(Truthdig) - When large and powerful countries
intervene in the affairs of smaller countries, they take for granted
that they are, or should be—and certainly could be—in control. The
reverse is often true. The smaller country is using the bigger one in
its own game, which is far more important to it, and which it knows far
more about.
In the war with the Taliban in
Afghanistan, not much is being said about India. What has India to do
with it? The Indians and Pakistanis are engaged in a competition to
dominate or control the new Afghanistan after the U.S. is gone—a
departure, they know, which sooner or later will arrive.
India and Pakistan have been at war three
times since the partition of India created Pakistan and placed
Kashmir—a Muslim state—under Indian rule. The two have been fighting
over Kashmir, openly or secretly, ever since.
Pakistan, the smaller and less populous
state, is vulnerable to India, which has nuclear weapons, which it
tested in May 1998, prompting Pakistan to reveal its own nuclear arms
with six tests of its own.
One of George W. Bush’s boasts in foreign
policy is that he has made India, longtime critic of America, into a
friend by giving it an unprecedented bilateral nuclear arrangement with
the U.S., and by touting India as China’s democratic challenger in
Asia.
Indian diplomacy is active in Central
Asia, in the countries that are the homelands of Afghanistan’s Uzbek
and Tajik ethnic minorities, rivals of the Pathans (or Pashtuns) who
are the dominant community in Pakistan, and among whom the Taliban
political-religious movement developed during the 1990s, with support
from Pakistani intelligence.
Islamabad considers this an effort to
strategically outflank and encircle Pakistan. A Taliban-dominated
Afghanistan was, before 2001, thought by Pakistani leaders to provide
them strategic depth.
India has also been one of the main
sources of aid for the U.S.-supported Afghan government. President
Hamid Karzai has been on a visit to New Delhi, where he received $450
million to add to the $750 million already promised by India. Indian
companies and workers are active in highway-building and hydroelectric
projects in Afghanistan.
On July 7, a car-bomb attack on the Indian
Embassy in Kabul killed more than 50, including two Indian diplomats.
The Afghan government has accused Pakistan’s Inter-Services
Intelligence agency of being responsible, which Pakistan denies.
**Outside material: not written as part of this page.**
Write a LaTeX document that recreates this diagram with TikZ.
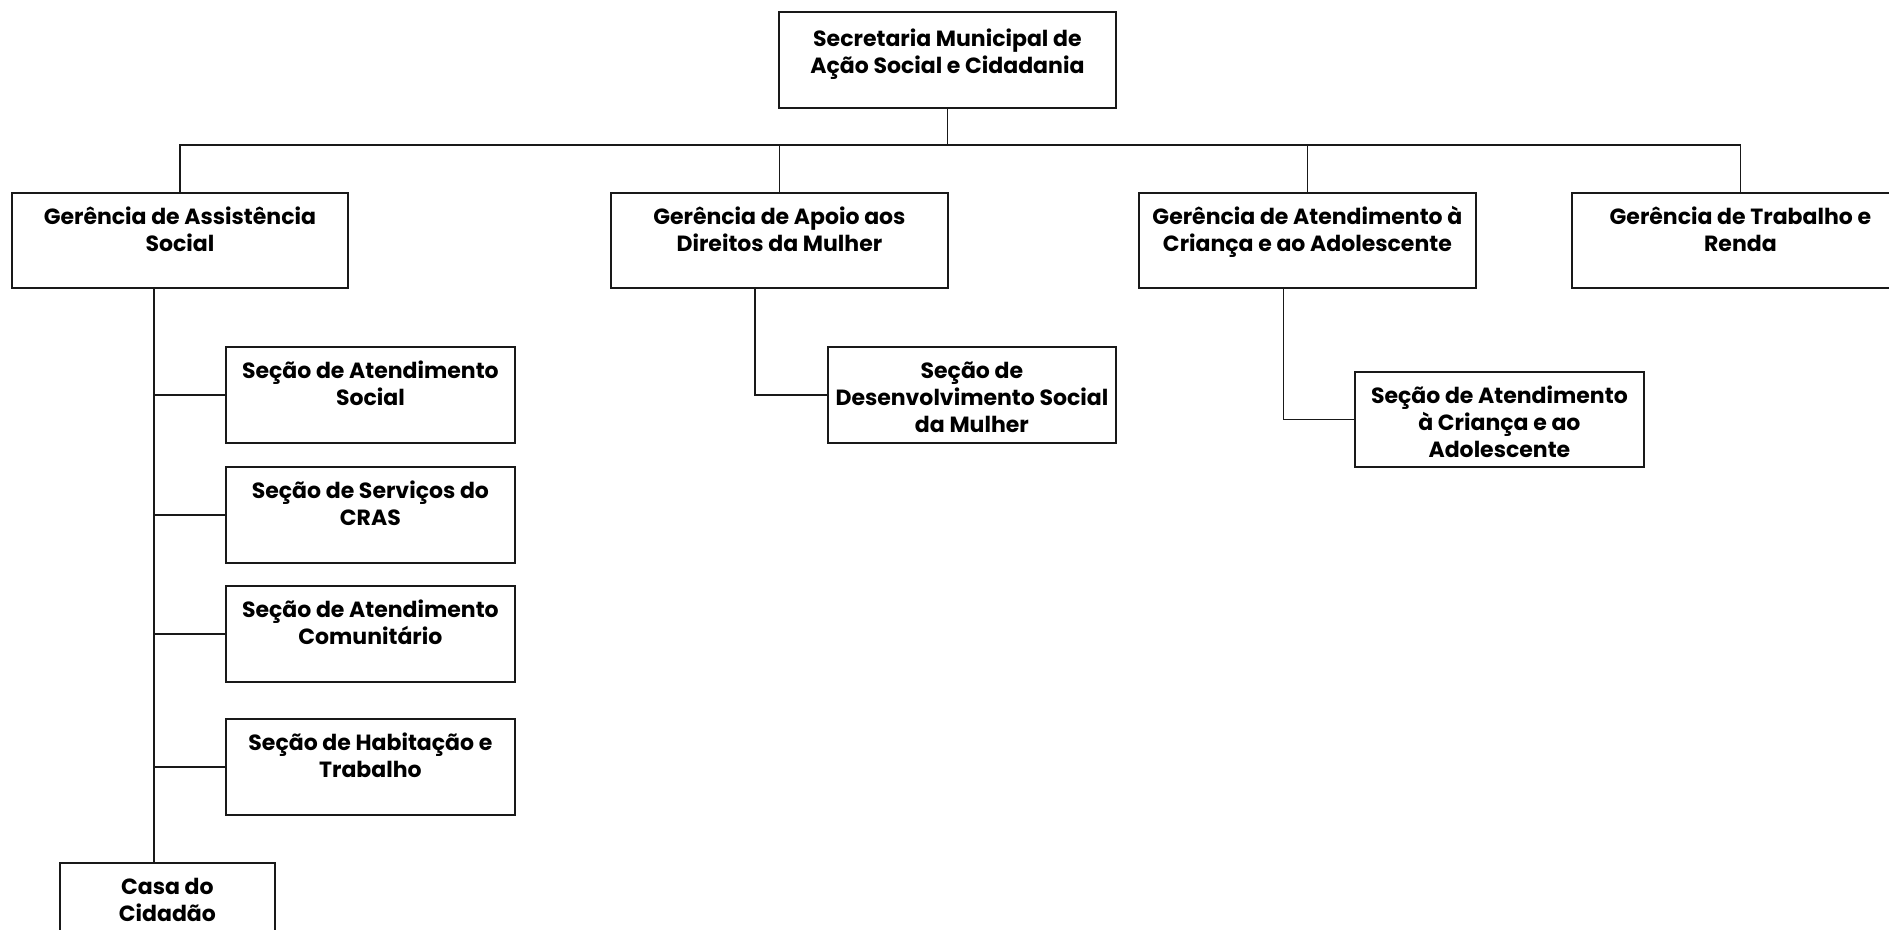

It is well known that the powerful
Pakistan military intelligence service was deeply involved with the
United States in organizing and supporting the mujahedeen who drove the
Russian army out of Afghanistan in 1989, and subsequently sponsored the
Taliban movement, which took power.
The seriously deteriorating military
situation in Afghanistan is understood in most of the American press
and government as a straightforward matter. The United States ran the
Taliban out of Afghanistan in 2001 and installed a new government,
which the U.N. approves. While we were in Iraq and not paying attention
to Afghanistan, the Taliban came back to that country.
Now they have to be defeated again, and
the Pakistanis are not cooperating the way they should, since they are
America’s allies and Washington has made a big investment in Pakistan.
The United States wants action in locating
and fighting Taliban sites inside Pakistan’s Tribal Territories, where
government authority has always been sketchy and relations with the
Pathan tribes politically tricky.
The new Pakistan government, formed after
popular demonstrations against President Musharraf for his pro-American
policies forced a national election earlier this year, has assured
Washington that it will create a new paramilitary force to operate in
the territories.
But the parties elected in February, who
now govern Pakistan, want peace negotiations with the tribal forces in
the frontier territories and the militants involved with the Taliban.
They were elected for that purpose. They are putting pressure on the
United States to halt or limit airstrikes in the frontier region, which
they claim have a high rate of collateral damage and mistaken targeting
of innocent gatherings.
The conventional American reaction is the
one Barack Obama has announced, presumably having picked it up from
hard-nosed military people: If the Pakistanis won’t crush the Taliban
bases, we’ll come in and do it ourselves.
I am reminded of something a friend of
mine, an old soldier from the Second World War’s European campaign,
said at the start of the Vietnam War. “Just wait until those little
guys in those black pajamas feel the shock of American heavy infantry!”
They felt it, they absorbed it; and a decade later my friend conceded
that the whole thing had been more complicated than he had thought.